Home affairs minister ‘erred in law’
The Minister of Home Affairs will have to reconsider an application for a permanent residency certificate after the Supreme Court set aside decisions by himself and the Immigration Appeal Tribunal.
The applicant at the heart of the case, Nigel Paul Clarke, relied on the notion that he began his ordinary residency in Bermuda on June 22, 1989, when he accepted a job offer while on vacation on the island.
Mr Clarke’s work permit was not approved until August 14 that year and he did not actually take up physical residence in Bermuda until September 23.
The Immigration and Protection Act allowed those who were ordinarily resident in Bermuda since before July 31, 1989 to apply for a permanent resident certificate, provided they met certain criteria and applied before the deadline of August 1, 2010.
His application was rejected by the Minister of Home Affairs in November 2010 on the grounds that Mr Clarke had not taken up residence in Bermuda until after the July 31 deadline, while the IAT dismissed his appeal in September 2014.
The IAT found that while Mr Clarke’s actions — including the selling of his family home in the UK — were potentially relevant to the date when his ordinary residence in Bermuda began, but determined that the facts and matters relied upon did not reach the required threshold. Mr Clarke subsequently appealed the decisions to the Supreme Court.
In a judgment dated May 11, Chief Justice Ian Kawaley found that the July 31, 1989 deadline was not arbitrary, noting that it was the same date the Bermuda Government abolished the discretionary grant of Bermudian status, and the deadline was intended to provide a sense of stability for applicable long-term residents.
However, he wrote that the case could be considered a “marginal scenario”, stating that the Minister was able to take a flexible approach in such borderline cases.
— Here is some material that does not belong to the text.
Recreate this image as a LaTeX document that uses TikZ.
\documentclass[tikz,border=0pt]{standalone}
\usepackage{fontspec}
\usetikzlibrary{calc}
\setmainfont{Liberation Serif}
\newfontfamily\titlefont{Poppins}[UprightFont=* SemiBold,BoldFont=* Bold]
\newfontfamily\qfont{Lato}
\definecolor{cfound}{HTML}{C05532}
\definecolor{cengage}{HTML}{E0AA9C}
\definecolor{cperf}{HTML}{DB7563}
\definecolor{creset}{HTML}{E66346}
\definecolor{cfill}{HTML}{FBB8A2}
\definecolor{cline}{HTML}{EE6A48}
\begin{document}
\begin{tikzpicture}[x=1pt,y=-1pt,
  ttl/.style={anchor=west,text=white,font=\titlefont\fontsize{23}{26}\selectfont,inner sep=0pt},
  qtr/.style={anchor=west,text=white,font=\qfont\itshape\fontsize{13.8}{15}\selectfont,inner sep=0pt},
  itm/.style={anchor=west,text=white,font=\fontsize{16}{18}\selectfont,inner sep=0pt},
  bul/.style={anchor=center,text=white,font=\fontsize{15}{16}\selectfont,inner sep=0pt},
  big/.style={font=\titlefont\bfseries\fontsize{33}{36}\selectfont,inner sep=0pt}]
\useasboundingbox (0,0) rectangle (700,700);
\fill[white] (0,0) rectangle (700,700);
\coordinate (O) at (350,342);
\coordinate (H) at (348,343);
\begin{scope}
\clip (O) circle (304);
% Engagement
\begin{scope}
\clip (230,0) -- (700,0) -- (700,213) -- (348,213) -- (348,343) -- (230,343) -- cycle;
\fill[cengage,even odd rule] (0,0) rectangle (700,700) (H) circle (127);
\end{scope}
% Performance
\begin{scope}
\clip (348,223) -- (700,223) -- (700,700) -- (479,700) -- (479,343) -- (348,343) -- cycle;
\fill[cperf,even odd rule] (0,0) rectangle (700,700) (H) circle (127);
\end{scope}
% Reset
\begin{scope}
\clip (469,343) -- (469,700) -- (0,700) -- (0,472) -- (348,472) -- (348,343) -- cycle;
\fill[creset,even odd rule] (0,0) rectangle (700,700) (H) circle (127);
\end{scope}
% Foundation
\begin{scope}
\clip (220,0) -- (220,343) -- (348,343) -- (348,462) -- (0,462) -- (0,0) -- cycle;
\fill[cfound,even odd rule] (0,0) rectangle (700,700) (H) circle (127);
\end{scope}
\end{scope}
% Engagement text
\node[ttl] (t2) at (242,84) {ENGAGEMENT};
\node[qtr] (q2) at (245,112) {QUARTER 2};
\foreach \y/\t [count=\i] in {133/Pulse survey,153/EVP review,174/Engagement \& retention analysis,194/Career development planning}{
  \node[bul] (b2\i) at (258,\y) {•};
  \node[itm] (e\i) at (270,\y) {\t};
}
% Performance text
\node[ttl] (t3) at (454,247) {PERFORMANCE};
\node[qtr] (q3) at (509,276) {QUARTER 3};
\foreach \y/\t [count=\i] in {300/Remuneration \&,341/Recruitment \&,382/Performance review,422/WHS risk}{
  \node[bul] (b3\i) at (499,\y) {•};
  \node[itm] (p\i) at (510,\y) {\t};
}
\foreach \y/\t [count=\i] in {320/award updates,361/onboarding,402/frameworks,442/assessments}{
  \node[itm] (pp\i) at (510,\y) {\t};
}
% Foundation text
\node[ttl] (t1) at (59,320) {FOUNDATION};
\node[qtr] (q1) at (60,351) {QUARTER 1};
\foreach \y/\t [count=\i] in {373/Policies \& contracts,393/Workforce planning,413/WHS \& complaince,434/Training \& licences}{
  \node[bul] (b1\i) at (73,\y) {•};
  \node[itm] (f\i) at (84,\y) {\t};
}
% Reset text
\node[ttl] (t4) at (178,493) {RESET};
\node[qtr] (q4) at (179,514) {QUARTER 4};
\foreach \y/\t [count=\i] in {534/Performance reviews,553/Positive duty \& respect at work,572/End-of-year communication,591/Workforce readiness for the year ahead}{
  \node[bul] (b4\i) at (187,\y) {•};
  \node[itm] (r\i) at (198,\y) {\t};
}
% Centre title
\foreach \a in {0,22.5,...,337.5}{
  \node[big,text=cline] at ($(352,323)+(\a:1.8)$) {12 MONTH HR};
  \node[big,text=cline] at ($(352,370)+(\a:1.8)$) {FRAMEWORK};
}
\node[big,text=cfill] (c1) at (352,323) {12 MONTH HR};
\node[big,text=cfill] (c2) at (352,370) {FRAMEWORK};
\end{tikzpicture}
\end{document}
“There is no meaningful distinction between an applicant who is engaged to work in Bermuda and makes a preparatory visit before July 31, 1989, but only actually arrives to commence work six weeks later, and an applicant who actually arrives to commence work on July 31, 1989, assuming all other PRC eligibility requirements are met,” he wrote.
The Chief Justice later added: “I find that the Minister erred in law in failing to consider potentially sufficient evidence in support of the appellant’s PRC application on the ordinary residence issue. The IAT also erred both in its approach to the law and the facts, but more importantly, in making its own decision on the ordinary residence issue rather than remitting the matter to the Minister to decide.
“It is impossible to conclude that no substantial miscarriage of justice occurred. Based on the material presently before the court, and in light of the generous scope of the minister’s discretion when dealing with marginal cases for the legal reasons explained above, it is not easy to conceive on what basis a reasonable minister, properly directing himself, would refuse the appellant’s PRC application.”
He set aside the decisions by both the IAT and the minister and remitted the matter back to the minister to reconsider, stating: “The appellant’s PRC application was based on an elegant but counterintuitive legal analysis which advanced, from the outset, a potentially valid case on ordinary residence which was never fully understood.”